BEGIN RECORDED INFORMATION

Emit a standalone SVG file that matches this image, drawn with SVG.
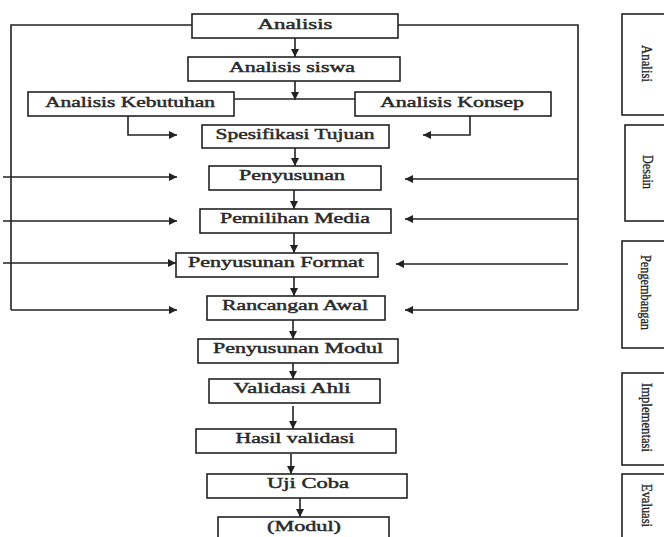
<svg xmlns="http://www.w3.org/2000/svg" width="664" height="537" viewBox="0 0 664 537">
<defs>
<marker id="ah" markerUnits="userSpaceOnUse" markerWidth="9" markerHeight="8" refX="8" refY="4" orient="auto">
<path d="M0,0 L8,4 L0,8 Z" fill="#222"/>
</marker>
<style>
.box{fill:#fff;stroke:#222;stroke-width:1.6}
.t{font-family:"Liberation Serif","Times New Roman",serif;font-size:14px;fill:#2a2a2a;stroke:#2a2a2a;stroke-width:0.45;text-anchor:middle}
.v{font-family:"Liberation Serif","Times New Roman",serif;font-size:14px;fill:#222;stroke:#222;stroke-width:0.3}
.c{fill:none;stroke:#222;stroke-width:1.6}
.a{fill:none;stroke:#222;stroke-width:1.6;marker-end:url(#ah)}
</style>
</defs>
<rect width="664" height="537" fill="#fff"/>
<g id="connectors">
<polyline class="c" points="192,25 11,25 11,310"/>
<polyline class="c" points="398,25 578,25 578,310"/>
<line class="a" x1="295" y1="38" x2="295" y2="57"/>
<line class="a" x1="295" y1="81" x2="295" y2="100"/>
<line class="c" x1="234" y1="99" x2="355" y2="99"/>
<polyline class="a" points="128,116 128,135 177,135"/>
<polyline class="a" points="470,116 470,135 423,135"/>
<line class="a" x1="295" y1="148" x2="295" y2="166"/>
<line class="a" x1="294" y1="190" x2="294" y2="209"/>
<line class="a" x1="294" y1="233" x2="294" y2="253"/>
<line class="a" x1="294" y1="277" x2="294" y2="296"/>
<line class="a" x1="293" y1="320" x2="293" y2="339"/>
<line class="a" x1="293" y1="363" x2="293" y2="379"/>
<line class="a" x1="293" y1="406" x2="293" y2="429"/>
<line class="a" x1="291" y1="454" x2="291" y2="474"/>
<line class="a" x1="300" y1="498" x2="300" y2="517"/>
<line class="a" x1="3" y1="177" x2="177" y2="177"/>
<line class="a" x1="3" y1="221" x2="177" y2="221"/>
<line class="a" x1="3" y1="263" x2="176" y2="263"/>
<line class="a" x1="11" y1="310" x2="177" y2="310"/>
<line class="a" x1="578" y1="179" x2="405" y2="179"/>
<line class="a" x1="578" y1="219" x2="405" y2="219"/>
<line class="a" x1="568" y1="264" x2="396" y2="264"/>
<line class="a" x1="578" y1="310" x2="405" y2="310"/>
</g>
<g id="analisis"><rect class="box" x="192" y="14" width="206" height="24"/><text class="t" x="295" y="29" textLength="75" lengthAdjust="spacingAndGlyphs">Analisis</text></g>
<g id="analisis-siswa"><rect class="box" x="188" y="57" width="212" height="24"/><text class="t" x="292" y="72" textLength="126" lengthAdjust="spacingAndGlyphs">Analisis siswa</text></g>
<g id="analisis-kebutuhan"><rect class="box" x="28" y="92" width="206" height="24"/><text class="t" x="130" y="107" textLength="170" lengthAdjust="spacingAndGlyphs">Analisis Kebutuhan</text></g>
<g id="analisis-konsep"><rect class="box" x="355" y="92" width="196" height="24"/><text class="t" x="452" y="107" textLength="144" lengthAdjust="spacingAndGlyphs">Analisis Konsep</text></g>
<g id="spesifikasi"><rect class="box" x="202" y="125" width="187" height="23"/><text class="t" x="295" y="139" textLength="159" lengthAdjust="spacingAndGlyphs">Spesifikasi Tujuan</text></g>
<g id="penyusunan"><rect class="box" x="209" y="166" width="172" height="24"/><text class="t" x="292" y="180" textLength="106" lengthAdjust="spacingAndGlyphs">Penyusunan</text></g>
<g id="pemilihan-media"><rect class="box" x="200" y="209" width="191" height="24"/><text class="t" x="295" y="223" textLength="150" lengthAdjust="spacingAndGlyphs">Pemilihan Media</text></g>
<g id="penyusunan-format"><rect class="box" x="176" y="253" width="202" height="24"/><text class="t" x="276" y="267" textLength="176" lengthAdjust="spacingAndGlyphs">Penyusunan Format</text></g>
<g id="rancangan-awal"><rect class="box" x="207" y="296" width="178" height="24"/><text class="t" x="295" y="310" textLength="146" lengthAdjust="spacingAndGlyphs">Rancangan Awal</text></g>
<g id="penyusunan-modul"><rect class="box" x="198" y="339" width="200" height="24"/><text class="t" x="298" y="353" textLength="170" lengthAdjust="spacingAndGlyphs">Penyusunan Modul</text></g>
<g id="validasi-ahli"><rect class="box" x="209" y="379" width="171" height="24"/><text class="t" x="292" y="393" textLength="117" lengthAdjust="spacingAndGlyphs">Validasi Ahli</text></g>
<g id="hasil-validasi"><rect class="box" x="196" y="429" width="200" height="24"/><text class="t" x="295" y="443" textLength="119" lengthAdjust="spacingAndGlyphs">Hasil validasi</text></g>
<g id="uji-coba"><rect class="box" x="207" y="474" width="200" height="24"/><text class="t" x="308" y="488" textLength="82" lengthAdjust="spacingAndGlyphs">Uji Coba</text></g>
<g id="modul"><rect class="box" x="218" y="517" width="171" height="30"/><text class="t" x="304" y="531" textLength="74" lengthAdjust="spacingAndGlyphs">(Modul)</text></g>
<g id="phase-analisi"><rect class="box" x="622" y="14" width="50" height="101"/><text class="v" transform="translate(642,45) rotate(90)" textLength="37" lengthAdjust="spacingAndGlyphs">Analisi</text></g>
<g id="phase-desain"><rect class="box" x="625" y="125" width="50" height="96"/><text class="v" transform="translate(643,155) rotate(90)" textLength="34" lengthAdjust="spacingAndGlyphs">Desain</text></g>
<g id="phase-pengembangan"><rect class="box" x="622" y="241" width="50" height="107"/><text class="v" transform="translate(641,255) rotate(90)" textLength="75" lengthAdjust="spacingAndGlyphs">Pengembangan</text></g>
<g id="phase-implementasi"><rect class="box" x="622" y="373" width="50" height="92"/><text class="v" transform="translate(642,383) rotate(90)" textLength="69" lengthAdjust="spacingAndGlyphs">Implementasi</text></g>
<g id="phase-evaluasi"><rect class="box" x="622" y="474" width="50" height="80"/><text class="v" transform="translate(642,484) rotate(90)" textLength="43" lengthAdjust="spacingAndGlyphs">Evaluasi</text></g>
</svg>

END RECORDED INFORMATION

WORK TO COMPLETE: Write out the material above once more, exactly as it reads, with no pictures.

SOLUTION:
Emit a standalone SVG file that matches this image, drawn with SVG.
<svg xmlns="http://www.w3.org/2000/svg" width="664" height="537" viewBox="0 0 664 537">
<defs>
<marker id="ah" markerUnits="userSpaceOnUse" markerWidth="9" markerHeight="8" refX="8" refY="4" orient="auto">
<path d="M0,0 L8,4 L0,8 Z" fill="#222"/>
</marker>
<style>
.box{fill:#fff;stroke:#222;stroke-width:1.6}
.t{font-family:"Liberation Serif","Times New Roman",serif;font-size:14px;fill:#2a2a2a;stroke:#2a2a2a;stroke-width:0.45;text-anchor:middle}
.v{font-family:"Liberation Serif","Times New Roman",serif;font-size:14px;fill:#222;stroke:#222;stroke-width:0.3}
.c{fill:none;stroke:#222;stroke-width:1.6}
.a{fill:none;stroke:#222;stroke-width:1.6;marker-end:url(#ah)}
</style>
</defs>
<rect width="664" height="537" fill="#fff"/>
<g id="connectors">
<polyline class="c" points="192,25 11,25 11,310"/>
<polyline class="c" points="398,25 578,25 578,310"/>
<line class="a" x1="295" y1="38" x2="295" y2="57"/>
<line class="a" x1="295" y1="81" x2="295" y2="100"/>
<line class="c" x1="234" y1="99" x2="355" y2="99"/>
<polyline class="a" points="128,116 128,135 177,135"/>
<polyline class="a" points="470,116 470,135 423,135"/>
<line class="a" x1="295" y1="148" x2="295" y2="166"/>
<line class="a" x1="294" y1="190" x2="294" y2="209"/>
<line class="a" x1="294" y1="233" x2="294" y2="253"/>
<line class="a" x1="294" y1="277" x2="294" y2="296"/>
<line class="a" x1="293" y1="320" x2="293" y2="339"/>
<line class="a" x1="293" y1="363" x2="293" y2="379"/>
<line class="a" x1="293" y1="406" x2="293" y2="429"/>
<line class="a" x1="291" y1="454" x2="291" y2="474"/>
<line class="a" x1="300" y1="498" x2="300" y2="517"/>
<line class="a" x1="3" y1="177" x2="177" y2="177"/>
<line class="a" x1="3" y1="221" x2="177" y2="221"/>
<line class="a" x1="3" y1="263" x2="176" y2="263"/>
<line class="a" x1="11" y1="310" x2="177" y2="310"/>
<line class="a" x1="578" y1="179" x2="405" y2="179"/>
<line class="a" x1="578" y1="219" x2="405" y2="219"/>
<line class="a" x1="568" y1="264" x2="396" y2="264"/>
<line class="a" x1="578" y1="310" x2="405" y2="310"/>
</g>
<g id="analisis"><rect class="box" x="192" y="14" width="206" height="24"/><text class="t" x="295" y="29" textLength="75" lengthAdjust="spacingAndGlyphs">Analisis</text></g>
<g id="analisis-siswa"><rect class="box" x="188" y="57" width="212" height="24"/><text class="t" x="292" y="72" textLength="126" lengthAdjust="spacingAndGlyphs">Analisis siswa</text></g>
<g id="analisis-kebutuhan"><rect class="box" x="28" y="92" width="206" height="24"/><text class="t" x="130" y="107" textLength="170" lengthAdjust="spacingAndGlyphs">Analisis Kebutuhan</text></g>
<g id="analisis-konsep"><rect class="box" x="355" y="92" width="196" height="24"/><text class="t" x="452" y="107" textLength="144" lengthAdjust="spacingAndGlyphs">Analisis Konsep</text></g>
<g id="spesifikasi"><rect class="box" x="202" y="125" width="187" height="23"/><text class="t" x="295" y="139" textLength="159" lengthAdjust="spacingAndGlyphs">Spesifikasi Tujuan</text></g>
<g id="penyusunan"><rect class="box" x="209" y="166" width="172" height="24"/><text class="t" x="292" y="180" textLength="106" lengthAdjust="spacingAndGlyphs">Penyusunan</text></g>
<g id="pemilihan-media"><rect class="box" x="200" y="209" width="191" height="24"/><text class="t" x="295" y="223" textLength="150" lengthAdjust="spacingAndGlyphs">Pemilihan Media</text></g>
<g id="penyusunan-format"><rect class="box" x="176" y="253" width="202" height="24"/><text class="t" x="276" y="267" textLength="176" lengthAdjust="spacingAndGlyphs">Penyusunan Format</text></g>
<g id="rancangan-awal"><rect class="box" x="207" y="296" width="178" height="24"/><text class="t" x="295" y="310" textLength="146" lengthAdjust="spacingAndGlyphs">Rancangan Awal</text></g>
<g id="penyusunan-modul"><rect class="box" x="198" y="339" width="200" height="24"/><text class="t" x="298" y="353" textLength="170" lengthAdjust="spacingAndGlyphs">Penyusunan Modul</text></g>
<g id="validasi-ahli"><rect class="box" x="209" y="379" width="171" height="24"/><text class="t" x="292" y="393" textLength="117" lengthAdjust="spacingAndGlyphs">Validasi Ahli</text></g>
<g id="hasil-validasi"><rect class="box" x="196" y="429" width="200" height="24"/><text class="t" x="295" y="443" textLength="119" lengthAdjust="spacingAndGlyphs">Hasil validasi</text></g>
<g id="uji-coba"><rect class="box" x="207" y="474" width="200" height="24"/><text class="t" x="308" y="488" textLength="82" lengthAdjust="spacingAndGlyphs">Uji Coba</text></g>
<g id="modul"><rect class="box" x="218" y="517" width="171" height="30"/><text class="t" x="304" y="531" textLength="74" lengthAdjust="spacingAndGlyphs">(Modul)</text></g>
<g id="phase-analisi"><rect class="box" x="622" y="14" width="50" height="101"/><text class="v" transform="translate(642,45) rotate(90)" textLength="37" lengthAdjust="spacingAndGlyphs">Analisi</text></g>
<g id="phase-desain"><rect class="box" x="625" y="125" width="50" height="96"/><text class="v" transform="translate(643,155) rotate(90)" textLength="34" lengthAdjust="spacingAndGlyphs">Desain</text></g>
<g id="phase-pengembangan"><rect class="box" x="622" y="241" width="50" height="107"/><text class="v" transform="translate(641,255) rotate(90)" textLength="75" lengthAdjust="spacingAndGlyphs">Pengembangan</text></g>
<g id="phase-implementasi"><rect class="box" x="622" y="373" width="50" height="92"/><text class="v" transform="translate(642,383) rotate(90)" textLength="69" lengthAdjust="spacingAndGlyphs">Implementasi</text></g>
<g id="phase-evaluasi"><rect class="box" x="622" y="474" width="50" height="80"/><text class="v" transform="translate(642,484) rotate(90)" textLength="43" lengthAdjust="spacingAndGlyphs">Evaluasi</text></g>
</svg>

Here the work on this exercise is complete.